Sabah is a melting pot of people—concentrated in the Malaysian state are a great number of ethnic groups, of which 28 are officially recognized. Popular among tourists, Mari-Mari Cultural Village gives a glimpse into the daily lives of five Sabahan tribes. Read more…
Coming from the Philippines where there are also quite a number of indigenous groups, I understand that diversity among people may be a source of conflict, yet it is also this very diversity when weaved together results into a rich, multifaceted culture.
After spending a day at the beach, we drove all the way to Kionsom, Inamam, which according to our guide, is still within city limits. Travel time took maybe 45 minutes.
Arriving in Mari-Mari Cultural Village in time for the night tour, we were welcomed by our guide who was so giddy to know that we were Filipino. He told us he knows a lot about the Philippines and even recited some Filipino words to us. After his orientation, we put on mosquito repellent (just to be sure) and proceeded with the tour.
Mari-Mari Cultural Village is an attraction aimed to “share the knowledge, history, culture, and tradition of Borneo, so that it is not forgotten.” It showcases the lives of five ethnic tribes back in the day when electricity was inexistent in their domain.
The Kadazan-Dusun is the largest ethnic group in Sabah, for it is, after all, a conglomeration of two related tribes—a result of an “identity crisis” as sources would say. Spanish Catholic missionaries from the Philippines evangelized a lot of its members from animism, and this evangelism would explain why there are a number of Catholic churches in Sabah.
Before we entered their hut in Mari-Mari, our guide volunteered me to try making a rice meal enclosed in a bamboo stalk. I carefully added rice, tomatoes, onions, lemongrass, and chicken, and let one of the Kadazan-Dusun ladies grill the bamboo for me. Another specialty we tried later on was the montoku (rice wine) in bamboo shot glasses.
It is said that the Rungus are a derivative of the Kadazan-Dusun, only that there are distinctions with their language and customs and that they used to live in traditional longhouses together with other families. Their younger generations, however, have also converted to the Christian faith like the Kadazan-Dusun.
Inside their hut, two members of the Rungus tribe started a fire from bamboo and friction. My mouth was agape in amazement as it happened.
The Lundayeh, also known as Lun Bawang or “upriver people,” are a minor ethnic group known to be heavily reliant on agriculture and fishery. During the early 1900’s, their population saw a steep decline because of a depressing smallpox outbreak. One of the Lundayeh men at Mari-Mari showed us how to traditionally make a vest from tree bark.

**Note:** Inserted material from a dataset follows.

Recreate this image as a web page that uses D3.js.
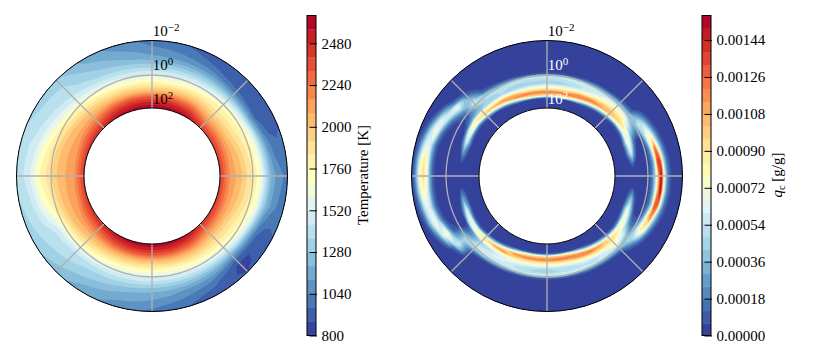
<!DOCTYPE html>
<html>
<head>
<meta charset="utf-8">
<script src="https://cdnjs.cloudflare.com/ajax/libs/d3/7.8.5/d3.min.js"></script>
<style>
  body { margin: 0; background: white; }
  svg text { font-family: "Liberation Serif", serif; }
</style>
</head>
<body>
<div id="chart"></div>
<script>
// one line per azimuth (0 = top, clockwise, 15 deg steps), outer radius first
var tempByAzimuth = [
  [1000,1040,1090,1140,1260,1380,1520,1690,1860,2040,2320,2500,2640],
  [960,1000,1050,1120,1240,1380,1530,1700,1880,2060,2320,2500,2620],
  [910,930,980,1080,1220,1390,1560,1740,1900,2060,2280,2450,2590],
  [880,890,910,990,1170,1420,1630,1780,1860,1980,2110,2290,2440],
  [920,890,880,950,1150,1480,1700,1800,1880,1990,2120,2290,2420],
  [990,970,1000,1110,1340,1640,1780,1860,1960,2040,2120,2270,2430],
  [1020,1050,1100,1220,1450,1710,1830,1900,2000,2070,2120,2270,2440],
  [1000,1020,1070,1180,1400,1680,1800,1870,1970,2050,2120,2270,2440],
  [950,920,910,980,1200,1520,1720,1810,1890,2000,2130,2300,2440],
  [880,860,860,950,1130,1400,1620,1770,1870,2000,2150,2320,2470],
  [900,930,990,1080,1210,1380,1560,1740,1900,2060,2270,2440,2580],
  [960,1000,1060,1120,1240,1380,1530,1700,1880,2060,2310,2490,2620],
  [1020,1060,1120,1160,1260,1390,1520,1690,1860,2040,2320,2500,2640],
  [1080,1110,1160,1210,1300,1410,1530,1690,1860,2040,2310,2490,2620],
  [1140,1170,1230,1290,1340,1430,1560,1730,1890,2060,2280,2440,2580],
  [1230,1270,1310,1360,1390,1450,1620,1810,1950,2060,2210,2360,2500],
  [1300,1340,1370,1400,1430,1500,1690,1870,2010,2090,2180,2330,2460],
  [1340,1380,1420,1500,1630,1740,1840,1950,2050,2090,2130,2280,2440],
  [1400,1430,1480,1600,1760,1830,1900,1990,2060,2090,2110,2260,2430],
  [1390,1420,1450,1520,1660,1770,1870,1970,2050,2090,2120,2280,2440],
  [1330,1360,1390,1440,1510,1620,1780,1900,2020,2080,2180,2330,2470],
  [1300,1340,1370,1390,1440,1520,1680,1830,1960,2070,2210,2360,2500],
  [1160,1200,1250,1300,1350,1450,1580,1750,1900,2060,2290,2450,2590],
  [1080,1110,1160,1210,1300,1400,1530,1700,1870,2050,2320,2490,2620]
];

// cloud mixing ratio in 1e-5 g/g, 7.5 deg steps, rows run from r=135 to r=72 px
var qcByAzimuth = [
  [0,0,0,0,0,0,0,0,0,0,0,10,55,50,42,68,88,122,98,8,0,0],
  [0,0,0,0,0,0,0,0,0,0,0,10,55,50,44,66,88,122,98,8,0,0],
  [0,0,0,0,0,0,0,0,0,0,0,12,58,52,48,70,95,125,90,6,0,0],
  [0,0,0,0,0,0,0,0,0,0,2,18,58,54,56,78,115,118,60,3,0,0],
  [0,0,0,0,0,0,0,0,0,0,4,25,55,58,70,92,125,95,25,0,0,0],
  [0,0,0,0,0,0,0,0,0,0,6,30,55,68,84,104,115,55,8,0,0,0],
  [0,0,0,0,0,0,0,0,0,2,10,38,60,78,92,104,94,30,3,0,0,0],
  [0,0,0,0,0,0,0,0,2,6,15,38,55,80,88,98,70,12,0,0,0,0],
  [0,0,0,0,0,0,4,14,30,48,55,42,30,42,52,84,66,12,0,0,0,0],
  [0,0,0,0,0,4,14,35,68,78,52,18,5,6,18,56,78,34,3,0,0,0],
  [0,0,0,0,2,10,30,70,125,75,24,6,1,0,2,22,60,30,4,0,0,0],
  [0,0,0,0,6,18,50,135,135,45,16,5,1,0,0,0,8,6,0,0,0,0],
  [0,0,0,2,8,22,66,156,105,48,18,6,1,0,0,0,0,0,0,0,0,0],
  [0,0,0,2,8,22,66,156,105,46,16,5,1,0,0,0,4,3,0,0,0,0],
  [0,0,0,0,6,16,48,130,132,46,16,5,1,0,0,12,40,22,2,0,0,0],
  [0,0,0,0,2,8,24,55,118,95,38,12,3,2,8,40,72,38,5,0,0,0],
  [0,0,0,0,0,0,8,26,62,88,68,34,14,16,34,68,78,24,2,0,0,0],
  [0,0,0,0,0,0,0,5,14,30,46,46,38,58,62,88,68,14,0,0,0,0],
  [0,0,0,0,0,0,0,0,0,2,10,35,55,78,85,95,85,25,2,0,0,0],
  [0,0,0,0,0,0,0,0,0,0,5,28,55,60,75,100,112,50,6,0,0,0],
  [0,0,0,0,0,0,0,0,0,0,3,25,55,50,68,92,125,90,22,1,0,0],
  [0,0,0,0,0,0,0,0,0,0,1,20,58,52,60,80,115,118,55,3,0,0],
  [0,0,0,0,0,0,0,0,0,0,0,15,60,50,52,72,98,125,95,8,0,0],
  [0,0,0,0,0,0,0,0,0,0,0,13,60,48,48,70,90,125,100,10,0,0],
  [0,0,0,0,0,0,0,0,0,0,0,12,58,44,48,68,88,122,100,10,0,0],
  [0,0,0,0,0,0,0,0,0,0,0,12,58,46,50,68,88,122,98,10,0,0],
  [0,0,0,0,0,0,0,0,0,0,0,14,55,50,55,72,92,122,90,8,0,0],
  [0,0,0,0,0,0,0,0,0,0,0,20,55,55,62,72,100,118,55,3,0,0],
  [0,0,0,0,0,0,0,0,0,0,3,30,55,60,60,72,118,88,20,0,0,0],
  [0,0,0,0,0,0,0,0,0,0,8,40,58,60,50,76,112,48,5,0,0,0],
  [0,0,0,0,0,0,0,0,0,4,18,48,58,50,45,85,90,25,2,0,0,0],
  [0,0,0,0,2,6,16,50,58,48,44,48,34,22,24,76,66,12,0,0,0,0],
  [0,0,2,8,24,56,74,74,30,12,8,6,3,0,6,58,70,16,0,0,0,0],
  [0,3,12,36,60,74,50,22,8,2,0,0,0,0,0,25,62,28,3,0,0,0],
  [2,8,24,52,64,56,28,10,3,0,0,0,0,0,0,6,30,18,0,0,0,0],
  [3,14,40,72,80,62,30,10,3,0,0,0,0,0,0,0,4,3,0,0,0,0],
  [4,18,50,84,94,72,32,11,3,0,0,0,0,0,0,0,0,0,0,0,0,0],
  [3,16,44,78,90,68,30,10,3,0,0,0,0,0,0,0,3,0,0,0,0,0],
  [2,10,28,54,66,58,30,10,3,0,0,0,0,0,0,0,25,14,0,0,0,0],
  [0,4,12,32,56,78,60,26,9,3,0,0,0,0,0,25,60,28,3,0,0,0],
  [0,0,2,8,24,48,60,58,30,12,6,3,0,2,10,58,74,20,2,0,0,0],
  [0,0,0,0,2,8,24,62,66,44,24,16,10,18,34,84,74,16,0,0,0,0],
  [0,0,0,0,0,0,6,12,24,38,50,58,44,34,42,88,98,32,3,0,0,0],
  [0,0,0,0,0,0,0,0,2,6,14,42,50,46,46,78,108,55,6,0,0,0],
  [0,0,0,0,0,0,0,0,0,1,8,30,50,48,48,74,118,88,20,0,0,0],
  [0,0,0,0,0,0,0,0,0,0,4,22,55,48,45,68,108,118,52,3,0,0],
  [0,0,0,0,0,0,0,0,0,0,0,15,55,48,42,66,92,125,88,6,0,0],
  [0,0,0,0,0,0,0,0,0,0,0,11,55,50,42,66,90,122,98,8,0,0]
];

var tempLevels = d3.range(800, 2640, 80);
var qcLevels = d3.range(0, 156, 6);
var tempTicks = [800, 1040, 1280, 1520, 1760, 2000, 2240, 2480];
var qcTicks = [0, 18, 36, 54, 72, 90, 108, 126, 144];
var pressureExponents = ["\u22122", "0", "2"];

var width = 830, height = 361;
var outerR = 135.5, innerR = 68, midR = 101;
var cy = 176;

var svg = d3.select("#chart").append("svg")
    .attr("width", width)
    .attr("height", height)
    .style("display", "block");

var rdylbu = d3.scaleLinear()
    .domain(d3.range(11).map(function(i) { return i / 10; }))
    .range(d3.schemeRdYlBu[11].slice().reverse());

function drawField(cx, grid, levels, step, vmax, rTop, rBottom, labelColor) {
  var ncol = grid.length + 1, nrow = grid[0].length;
  var flat = [];
  for (var j = 0; j < nrow; j++) {
    for (var i = 0; i < ncol; i++) {
      flat.push(grid[i % grid.length][j]);
    }
  }
  // grid index -> polar, clamped so the half cell rim collapses on the ring
  var angle = d3.scaleLinear().domain([0.5, ncol - 0.5]).range([0, 2 * Math.PI]).clamp(true);
  var radius = d3.scaleLinear().domain([0.5, nrow - 0.5]).range([rTop, rBottom]).clamp(true);
  var vmin = levels[0];

  var g = svg.append("g").attr("transform", "translate(" + cx + "," + cy + ")");

  g.append("path")
      .attr("d", d3.arc().innerRadius(innerR).outerRadius(outerR).startAngle(0).endAngle(2 * Math.PI)())
      .attr("fill", rdylbu((step / 2) / (vmax - vmin)));

  var contours = d3.contours().size([ncol, nrow]).thresholds(levels)(flat);

  function ringPath(ring) {
    var d = "";
    for (var k = 0; k < ring.length - 1; k++) {
      for (var s = 0; s < 4; s++) {
        var x = ring[k][0] + (ring[k + 1][0] - ring[k][0]) * s / 4;
        var y = ring[k][1] + (ring[k + 1][1] - ring[k][1]) * s / 4;
        var a = angle(x), r = radius(y);
        d += (d ? "L" : "M") + (r * Math.sin(a)).toFixed(2) + "," + (-r * Math.cos(a)).toFixed(2);
      }
    }
    return d + "Z";
  }

  g.selectAll("path.band")
      .data(contours)
      .enter().append("path")
      .attr("class", "band")
      .attr("fill-rule", "evenodd")
      .attr("fill", function(c) { return rdylbu((c.value + step / 2 - vmin) / (vmax - vmin)); })
      .attr("d", function(c) {
        return c.coordinates.map(function(poly) { return poly.map(ringPath).join(""); }).join("");
      });

  // gridlines
  g.selectAll("line.spoke")
      .data(d3.range(0, 360, 45))
      .enter().append("line")
      .attr("class", "spoke")
      .attr("x1", function(d) { return innerR * Math.sin(d * Math.PI / 180); })
      .attr("y1", function(d) { return -innerR * Math.cos(d * Math.PI / 180); })
      .attr("x2", function(d) { return outerR * Math.sin(d * Math.PI / 180); })
      .attr("y2", function(d) { return -outerR * Math.cos(d * Math.PI / 180); })
      .attr("stroke", "#b0b0b0")
      .attr("stroke-width", 1.3);
  g.append("circle").attr("r", midR).attr("fill", "none").attr("stroke", "#b0b0b0").attr("stroke-width", 1.3);

  g.append("circle").attr("r", outerR).attr("fill", "none").attr("stroke", "black").attr("stroke-width", 1);
  g.append("circle").attr("r", innerR).attr("fill", "white").attr("stroke", "black").attr("stroke-width", 1);

  // pressure labels
  var baselines = [-140, -106, -72];
  pressureExponents.forEach(function(exp, i) {
    var t = g.append("text")
        .attr("x", 0.8)
        .attr("y", baselines[i])
        .attr("font-size", 15)
        .attr("fill", i === 0 ? "black" : labelColor);
    t.append("tspan").text("10");
    t.append("tspan").attr("dy", -5).attr("font-size", 11).text(exp);
  });
}

function drawColorbar(x, levels, step, vmax, ticks, fmt) {
  var vmin = levels[0];
  var y = d3.scaleLinear().domain([vmin, vmax]).range([335.5, 15.5]);
  var barW = 9;
  var g = svg.append("g").attr("transform", "translate(" + x + ",0)");

  g.selectAll("rect")
      .data(levels)
      .enter().append("rect")
      .attr("x", 0)
      .attr("width", barW)
      .attr("y", function(d) { return y(d + step); })
      .attr("height", function(d) { return y(d) - y(d + step) + 0.3; })
      .attr("fill", function(d) { return rdylbu((d + step / 2 - vmin) / (vmax - vmin)); });

  g.append("rect")
      .attr("width", barW)
      .attr("y", y(vmax))
      .attr("height", y(vmin) - y(vmax))
      .attr("fill", "none")
      .attr("stroke", "black")
      .attr("stroke-width", 1);

  var axis = g.append("g")
      .attr("transform", "translate(" + barW + ",0)")
      .call(d3.axisRight(y).tickValues(ticks).tickSize(1).tickPadding(4.5).tickFormat(fmt));
  axis.select(".domain").remove();
  axis.selectAll("text").attr("font-size", 15).attr("font-family", "Liberation Serif").attr("fill", "black");
  // ticks sit mostly inside the bar
  axis.selectAll("line").attr("stroke", "black").attr("x1", -6.5).attr("x2", 1);
}

drawField(152, tempByAzimuth, tempLevels, 80, 2640, outerR, innerR, "black");
drawField(547, qcByAzimuth, qcLevels, 6, 156, 135.5, 72, "white");

drawColorbar(307, tempLevels, 80, 2640, tempTicks, function(d) { return d; });
drawColorbar(702, qcLevels, 6, 156, qcTicks, function(d) { return (d * 1e-5).toFixed(5); });

svg.append("text")
    .attr("transform", "translate(368,175) rotate(-90)")
    .attr("text-anchor", "middle")
    .attr("font-size", 15)
    .text("Temperature [K]");

var qLabel = svg.append("text")
    .attr("transform", "translate(782,175) rotate(-90)")
    .attr("text-anchor", "middle")
    .attr("font-size", 15);
qLabel.append("tspan").attr("font-style", "italic").text("q");
qLabel.append("tspan").attr("font-size", 10.5).attr("dy", 2.5).text("c");
qLabel.append("tspan").attr("dy", -2.5).text(" [g/g]");
</script>
</body>
</html>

The Bajau people of Sabah are indeed related to our Badjao fellowmen in Mindanao, after having migrated from coast to coast. Reputed to be “sea gypsies,” they carry out their nomadic lives in small outrigger boats (bangka in Filipino) or native houses on stilts.
The Bajau lady who was cooking sweet native treats called kuih jala (similar to lokot-lokot of Zamboanga) and jus daun pandan (pandan juice) looked very, very Filipino, so like “word vomit,” I asked her, “Nakaiintindi ka ba ng Tagalog o Cebuano?” (Do you understand Tagalog or Cebuano?) She looked at me strangely; I was so embarrassed.
The Murut tribe encompasses some 29 subgroups. Headhunting used to play an integral part of their spirituality that they were the last tribe to abandon the practice in favor of farming rice and tapioca, blowpipe hunting, and fishing.
A welcome to their hut entails a surprising welcome that I wouldn’t say here. But anyway, a number of us, myself included, tried to shoot targets using a blowpipe, while inside their hut, the brave ones from our group jumped on their lansaran, a traditional trampoline. We had ourselves inked too by the Murut men using some sort of ink (not henna) they had mixed.
Groups were later gathered into a hall for a cultural show that consisted of traditional dance and song numbers of the five tribes. Afterwards, we were all treated to a native feast, consisting of meats, seafood, yams, and a whole lot of vegetables.
Truth be told, a trip to Mari-Mari Cultural Village isn’t cheap, but it was an enriching experience that is among the top things to do in Kota Kinabalu. I also felt how we Filipinos are culturally similar to Sabahans—that we are not just close geographically after all.
How to get there: There is no public transportation to Mari-Mari Cultural Village, and taxis would be expensive to privately arrange due to the distance. It would be best to arrange a tour and transfers package directly with them or with an agency. For rates and more information, check out their website at www.marimariculturalvillage.com. Tours are done three times daily.